-- Task brief --
Don't copy the pictures; return every other part of the records exactly.

(Rows from a dataset)
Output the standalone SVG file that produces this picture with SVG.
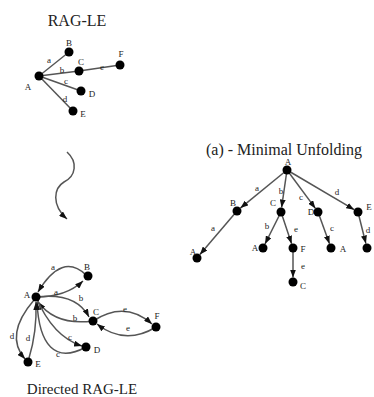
<svg xmlns="http://www.w3.org/2000/svg" width="374" height="397" viewBox="0 0 374 397">
<defs>
<marker id="arr" markerWidth="8" markerHeight="6" refX="8" refY="3" orient="auto" markerUnits="userSpaceOnUse">
<path d="M0,0 L8,3 L0,6 z" fill="#111"/>
</marker>
<style>
.e{stroke:#555;stroke-width:1.5;fill:none}
.a{marker-end:url(#arr)}
.n{fill:#000}
.t{font-family:"Liberation Serif","Times New Roman",serif;fill:#222;text-anchor:middle}
.l{font-size:9px}
.h{font-size:16px}
</style>
</defs>
<rect width="374" height="397" fill="#fff"/>

<!-- Titles -->
<text class="t h" x="77" y="26">RAG-LE</text>
<text class="t h" x="284" y="155">(a) - Minimal Unfolding</text>
<text class="t" x="82" y="394" font-size="15">Directed RAG-LE</text>

<!-- Connectors -->
<g id="connectors">
<!-- top RAG-LE -->
<line class="e" x1="39" y1="76" x2="69" y2="52"/>
<line class="e" x1="39" y1="76" x2="79" y2="71"/>
<line class="e" x1="79" y1="71" x2="120" y2="65"/>
<line class="e" x1="39" y1="76" x2="81" y2="91"/>
<line class="e" x1="39" y1="76" x2="73" y2="111"/>
<!-- curly arrow -->
<path class="e a" d="M67,152 C78,162 76,176 64,182 C54,188 51,205 67,219"/>
<!-- unfolding tree -->
<line class="e a" x1="287" y1="170" x2="240.4" y2="208.1"/>
<line class="e a" x1="287" y1="170" x2="281.6" y2="207.5"/>
<line class="e a" x1="287" y1="170" x2="315.4" y2="208.4"/>
<line class="e a" x1="287" y1="170" x2="354.2" y2="209.7"/>
<line class="e a" x1="237" y1="211" x2="199.9" y2="254.6"/>
<line class="e a" x1="281" y1="212" x2="265" y2="244"/>
<line class="e a" x1="281" y1="212" x2="291.6" y2="243.7"/>
<line class="e a" x1="318" y1="212" x2="329.5" y2="243.8"/>
<line class="e a" x1="358" y1="212" x2="365.9" y2="243.6"/>
<line class="e a" x1="293" y1="248" x2="293" y2="277.5"/>
<!-- directed RAG-LE -->
<path class="e a" d="M86,275 Q62,252 38,292"/>
<path class="e a" d="M36,297 Q66,297 83,281"/>
<path class="e a" d="M36,297 Q76,292 89,317"/>
<path class="e a" d="M93,321 Q56,326 38,302"/>
<path class="e a" d="M93,321 Q125,300 152,324"/>
<path class="e a" d="M156,327 Q125,346 97,324"/>
<path class="e a" d="M36,297 Q53,337 82,346"/>
<path class="e a" d="M86,347 C55,364 39,345 37,302"/>
<path class="e a" d="M34,300 Q4,335 25,359"/>
<path class="e a" d="M29,358 Q37,332 36,302"/>
</g>

<!-- RAG-LE nodes -->
<g id="top-A"><circle class="n" cx="39" cy="76" r="4.5"/><text class="t l" x="28" y="90">A</text></g>
<g id="top-B"><circle class="n" cx="69" cy="52" r="4.5"/><text class="t l" x="69" y="46">B</text></g>
<g id="top-C"><circle class="n" cx="79" cy="71" r="4.5"/><text class="t l" x="81" y="65">C</text></g>
<g id="top-F"><circle class="n" cx="120" cy="65" r="4.5"/><text class="t l" x="121" y="57">F</text></g>
<g id="top-D"><circle class="n" cx="81" cy="91" r="4.5"/><text class="t l" x="92" y="97">D</text></g>
<g id="top-E"><circle class="n" cx="73" cy="111" r="4.5"/><text class="t l" x="83" y="117">E</text></g>
<g id="top-labels">
<text class="t l" x="49" y="63">a</text>
<text class="t l" x="62" y="73">b</text>
<text class="t l" x="102" y="70">e</text>
<text class="t l" x="66" y="84">c</text>
<text class="t l" x="65" y="102">d</text>
</g>

<!-- Unfolding nodes -->
<g id="u-A"><circle class="n" cx="287" cy="170" r="4.5"/><text class="t l" x="288" y="165">A</text></g>
<g id="u-B"><circle class="n" cx="237" cy="211" r="4.5"/><text class="t l" x="233" y="206">B</text></g>
<g id="u-C"><circle class="n" cx="281" cy="212" r="4.5"/><text class="t l" x="273" y="206">C</text></g>
<g id="u-D"><circle class="n" cx="318" cy="212" r="4.5"/><text class="t l" x="311" y="215">D</text></g>
<g id="u-E"><circle class="n" cx="358" cy="212" r="4.5"/><text class="t l" x="369" y="210">E</text></g>
<g id="u-BA"><circle class="n" cx="197" cy="258" r="4.5"/><text class="t l" x="193" y="255">A</text></g>
<g id="u-CA"><circle class="n" cx="263" cy="248" r="4.5"/><text class="t l" x="255" y="251">A</text></g>
<g id="u-CF"><circle class="n" cx="293" cy="248" r="4.5"/><text class="t l" x="303" y="252">F</text></g>
<g id="u-DA"><circle class="n" cx="331" cy="248" r="4.5"/><text class="t l" x="343" y="252">A</text></g>
<g id="u-EA"><circle class="n" cx="367" cy="248" r="4.5"/></g>
<g id="u-FC"><circle class="n" cx="293" cy="282" r="4.5"/><text class="t l" x="303" y="289">C</text></g>
<g id="u-labels">
<text class="t l" x="257" y="191">a</text>
<text class="t l" x="281" y="194">b</text>
<text class="t l" x="301" y="200">c</text>
<text class="t l" x="337" y="195">d</text>
<text class="t l" x="213" y="231">a</text>
<text class="t l" x="267" y="229">b</text>
<text class="t l" x="296" y="232">e</text>
<text class="t l" x="332" y="231">c</text>
<text class="t l" x="368" y="233">d</text>
<text class="t l" x="303" y="269">e</text>
</g>

<!-- Directed RAG-LE nodes -->
<g id="d-A"><circle class="n" cx="36" cy="297" r="4.5"/><text class="t l" x="27" y="298">A</text></g>
<g id="d-B"><circle class="n" cx="88" cy="276" r="4.5"/><text class="t l" x="87" y="270">B</text></g>
<g id="d-C"><circle class="n" cx="93" cy="321" r="4.5"/><text class="t l" x="96" y="315">C</text></g>
<g id="d-F"><circle class="n" cx="156" cy="327" r="4.5"/><text class="t l" x="157" y="319">F</text></g>
<g id="d-D"><circle class="n" cx="86" cy="347" r="4.5"/><text class="t l" x="97" y="353">D</text></g>
<g id="d-E"><circle class="n" cx="28" cy="362" r="4.5"/><text class="t l" x="38" y="367">E</text></g>
<g id="d-labels">
<text class="t l" x="53" y="270">a</text>
<text class="t l" x="56" y="295">a</text>
<text class="t l" x="81" y="301">b</text>
<text class="t l" x="75" y="321">b</text>
<text class="t l" x="125" y="312">e</text>
<text class="t l" x="128" y="331">e</text>
<text class="t l" x="70" y="340">c</text>
<text class="t l" x="58" y="357">c</text>
<text class="t l" x="12" y="339">d</text>
<text class="t l" x="28" y="341">d</text>
</g>
</svg>
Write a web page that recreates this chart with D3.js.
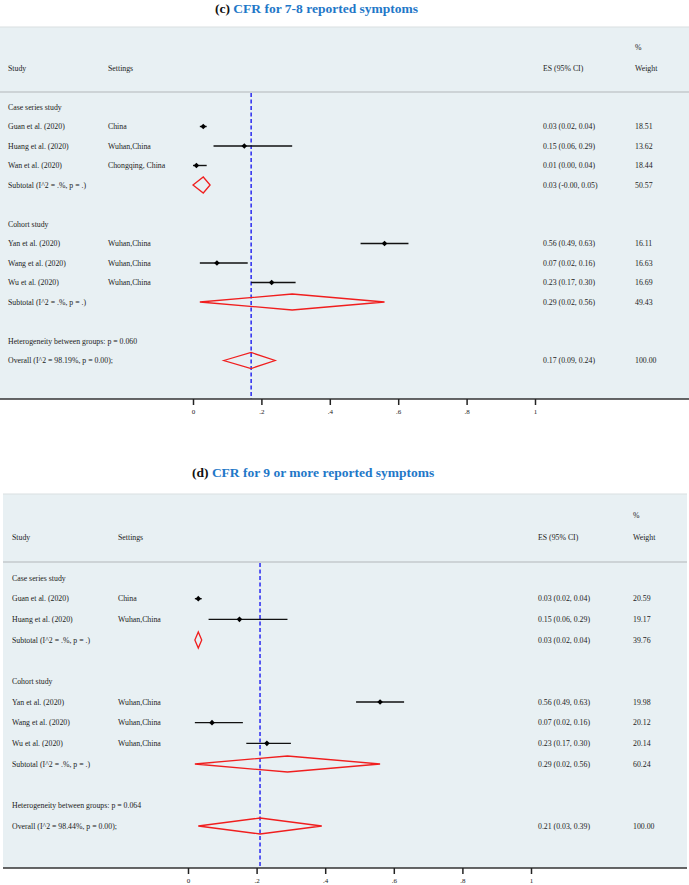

-- Result below --
Output the standalone SVG file that produces this picture with SVG.
<svg xmlns="http://www.w3.org/2000/svg" width="374" height="397" viewBox="0 0 374 397">
<defs>
<marker id="arr" markerWidth="8" markerHeight="6" refX="8" refY="3" orient="auto" markerUnits="userSpaceOnUse">
<path d="M0,0 L8,3 L0,6 z" fill="#111"/>
</marker>
<style>
.e{stroke:#555;stroke-width:1.5;fill:none}
.a{marker-end:url(#arr)}
.n{fill:#000}
.t{font-family:"Liberation Serif","Times New Roman",serif;fill:#222;text-anchor:middle}
.l{font-size:9px}
.h{font-size:16px}
</style>
</defs>
<rect width="374" height="397" fill="#fff"/>

<!-- Titles -->
<text class="t h" x="77" y="26">RAG-LE</text>
<text class="t h" x="284" y="155">(a) - Minimal Unfolding</text>
<text class="t" x="82" y="394" font-size="15">Directed RAG-LE</text>

<!-- Connectors -->
<g id="connectors">
<!-- top RAG-LE -->
<line class="e" x1="39" y1="76" x2="69" y2="52"/>
<line class="e" x1="39" y1="76" x2="79" y2="71"/>
<line class="e" x1="79" y1="71" x2="120" y2="65"/>
<line class="e" x1="39" y1="76" x2="81" y2="91"/>
<line class="e" x1="39" y1="76" x2="73" y2="111"/>
<!-- curly arrow -->
<path class="e a" d="M67,152 C78,162 76,176 64,182 C54,188 51,205 67,219"/>
<!-- unfolding tree -->
<line class="e a" x1="287" y1="170" x2="240.4" y2="208.1"/>
<line class="e a" x1="287" y1="170" x2="281.6" y2="207.5"/>
<line class="e a" x1="287" y1="170" x2="315.4" y2="208.4"/>
<line class="e a" x1="287" y1="170" x2="354.2" y2="209.7"/>
<line class="e a" x1="237" y1="211" x2="199.9" y2="254.6"/>
<line class="e a" x1="281" y1="212" x2="265" y2="244"/>
<line class="e a" x1="281" y1="212" x2="291.6" y2="243.7"/>
<line class="e a" x1="318" y1="212" x2="329.5" y2="243.8"/>
<line class="e a" x1="358" y1="212" x2="365.9" y2="243.6"/>
<line class="e a" x1="293" y1="248" x2="293" y2="277.5"/>
<!-- directed RAG-LE -->
<path class="e a" d="M86,275 Q62,252 38,292"/>
<path class="e a" d="M36,297 Q66,297 83,281"/>
<path class="e a" d="M36,297 Q76,292 89,317"/>
<path class="e a" d="M93,321 Q56,326 38,302"/>
<path class="e a" d="M93,321 Q125,300 152,324"/>
<path class="e a" d="M156,327 Q125,346 97,324"/>
<path class="e a" d="M36,297 Q53,337 82,346"/>
<path class="e a" d="M86,347 C55,364 39,345 37,302"/>
<path class="e a" d="M34,300 Q4,335 25,359"/>
<path class="e a" d="M29,358 Q37,332 36,302"/>
</g>

<!-- RAG-LE nodes -->
<g id="top-A"><circle class="n" cx="39" cy="76" r="4.5"/><text class="t l" x="28" y="90">A</text></g>
<g id="top-B"><circle class="n" cx="69" cy="52" r="4.5"/><text class="t l" x="69" y="46">B</text></g>
<g id="top-C"><circle class="n" cx="79" cy="71" r="4.5"/><text class="t l" x="81" y="65">C</text></g>
<g id="top-F"><circle class="n" cx="120" cy="65" r="4.5"/><text class="t l" x="121" y="57">F</text></g>
<g id="top-D"><circle class="n" cx="81" cy="91" r="4.5"/><text class="t l" x="92" y="97">D</text></g>
<g id="top-E"><circle class="n" cx="73" cy="111" r="4.5"/><text class="t l" x="83" y="117">E</text></g>
<g id="top-labels">
<text class="t l" x="49" y="63">a</text>
<text class="t l" x="62" y="73">b</text>
<text class="t l" x="102" y="70">e</text>
<text class="t l" x="66" y="84">c</text>
<text class="t l" x="65" y="102">d</text>
</g>

<!-- Unfolding nodes -->
<g id="u-A"><circle class="n" cx="287" cy="170" r="4.5"/><text class="t l" x="288" y="165">A</text></g>
<g id="u-B"><circle class="n" cx="237" cy="211" r="4.5"/><text class="t l" x="233" y="206">B</text></g>
<g id="u-C"><circle class="n" cx="281" cy="212" r="4.5"/><text class="t l" x="273" y="206">C</text></g>
<g id="u-D"><circle class="n" cx="318" cy="212" r="4.5"/><text class="t l" x="311" y="215">D</text></g>
<g id="u-E"><circle class="n" cx="358" cy="212" r="4.5"/><text class="t l" x="369" y="210">E</text></g>
<g id="u-BA"><circle class="n" cx="197" cy="258" r="4.5"/><text class="t l" x="193" y="255">A</text></g>
<g id="u-CA"><circle class="n" cx="263" cy="248" r="4.5"/><text class="t l" x="255" y="251">A</text></g>
<g id="u-CF"><circle class="n" cx="293" cy="248" r="4.5"/><text class="t l" x="303" y="252">F</text></g>
<g id="u-DA"><circle class="n" cx="331" cy="248" r="4.5"/><text class="t l" x="343" y="252">A</text></g>
<g id="u-EA"><circle class="n" cx="367" cy="248" r="4.5"/></g>
<g id="u-FC"><circle class="n" cx="293" cy="282" r="4.5"/><text class="t l" x="303" y="289">C</text></g>
<g id="u-labels">
<text class="t l" x="257" y="191">a</text>
<text class="t l" x="281" y="194">b</text>
<text class="t l" x="301" y="200">c</text>
<text class="t l" x="337" y="195">d</text>
<text class="t l" x="213" y="231">a</text>
<text class="t l" x="267" y="229">b</text>
<text class="t l" x="296" y="232">e</text>
<text class="t l" x="332" y="231">c</text>
<text class="t l" x="368" y="233">d</text>
<text class="t l" x="303" y="269">e</text>
</g>

<!-- Directed RAG-LE nodes -->
<g id="d-A"><circle class="n" cx="36" cy="297" r="4.5"/><text class="t l" x="27" y="298">A</text></g>
<g id="d-B"><circle class="n" cx="88" cy="276" r="4.5"/><text class="t l" x="87" y="270">B</text></g>
<g id="d-C"><circle class="n" cx="93" cy="321" r="4.5"/><text class="t l" x="96" y="315">C</text></g>
<g id="d-F"><circle class="n" cx="156" cy="327" r="4.5"/><text class="t l" x="157" y="319">F</text></g>
<g id="d-D"><circle class="n" cx="86" cy="347" r="4.5"/><text class="t l" x="97" y="353">D</text></g>
<g id="d-E"><circle class="n" cx="28" cy="362" r="4.5"/><text class="t l" x="38" y="367">E</text></g>
<g id="d-labels">
<text class="t l" x="53" y="270">a</text>
<text class="t l" x="56" y="295">a</text>
<text class="t l" x="81" y="301">b</text>
<text class="t l" x="75" y="321">b</text>
<text class="t l" x="125" y="312">e</text>
<text class="t l" x="128" y="331">e</text>
<text class="t l" x="70" y="340">c</text>
<text class="t l" x="58" y="357">c</text>
<text class="t l" x="12" y="339">d</text>
<text class="t l" x="28" y="341">d</text>
</g>
</svg>
Write a web page that recreates this chart with D3.js.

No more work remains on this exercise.